Book Title: Handbook of Research on Environmental Taxation

Editor(s): Milne, E. Janet; Andersen, S. Mikael

Publisher: Edward Elgar Publishing

ISBN (hard cover): 9781848449978

Section: Chapter 26

Section Title: The future agenda for environmental taxation research

Author(s): Andersen, Mikael Skou; Milne, Janet E.

Number of pages: 15

Abstract/Description:

Nearly a century has passed since the idea of introducing taxes with a tax base related to emissions and other environmental burdens was first proposed by Pigou (1920). There was for several decades a disinclination for his innovative idea, widely perceived as impractical. It remained a footnote in economics textbooks for a long time and Ronald Coase (1960, 1988) even developed a formal theorem to explain why the idea would not be appropriate.
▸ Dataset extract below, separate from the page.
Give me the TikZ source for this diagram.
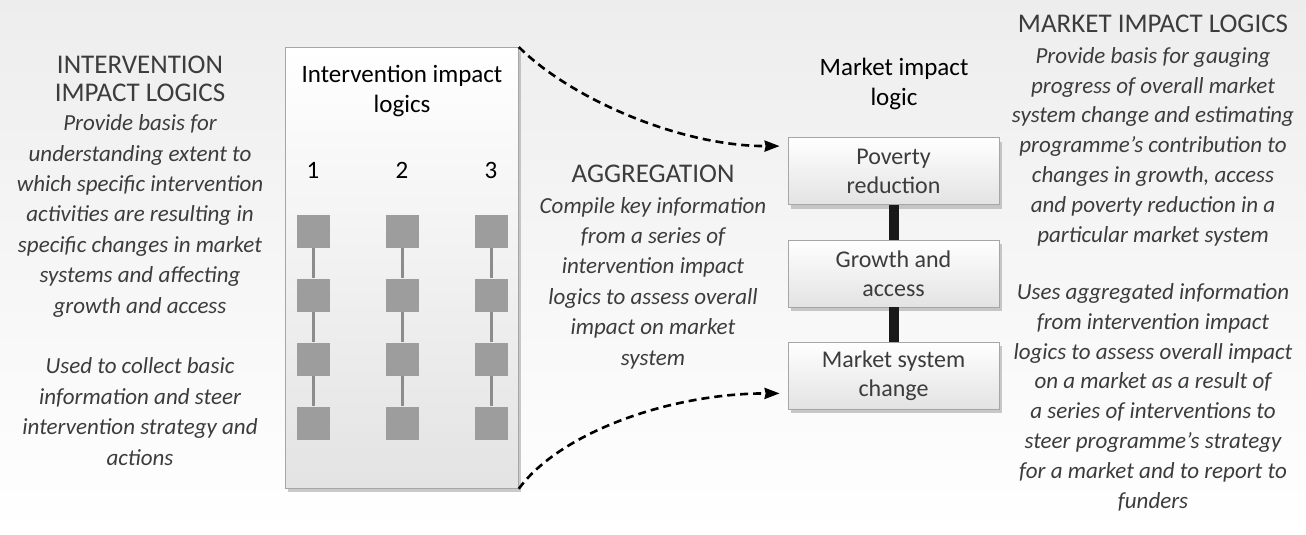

Still, several economists, particularly of US origin, began from about 1960 to explore theoretically the principles of environmental taxation. With challenges of industrialization and increases in the associated pollution and material flows gaining momentum in the aftermath of World War II, the idea also attracted more serious attention among decision-makers. In France new framework water legislation, Loi sur l’eau, was presented in 1959, and it included the introduction of effluent charges to raise funding for pollution abatement purposes (Barraqué 2000). When it was finally implemented in 1971, similar systems of effluent charges on water pollution were also agreed on and adopted in the Netherlands (1971) and Germany (agreed on in 1971 and implemented beginning in 1976). It appears that local Dutch water boards, with prerogatives for taxing water users, had individually pioneered effluent charges starting in the 1950s, hence their being the first to implement the idea in practice. In the beginning, introduction of effluent charges was a pragmatic approach to settling the costs of abatement and overcoming political inertia (Kneese and Bower 1968).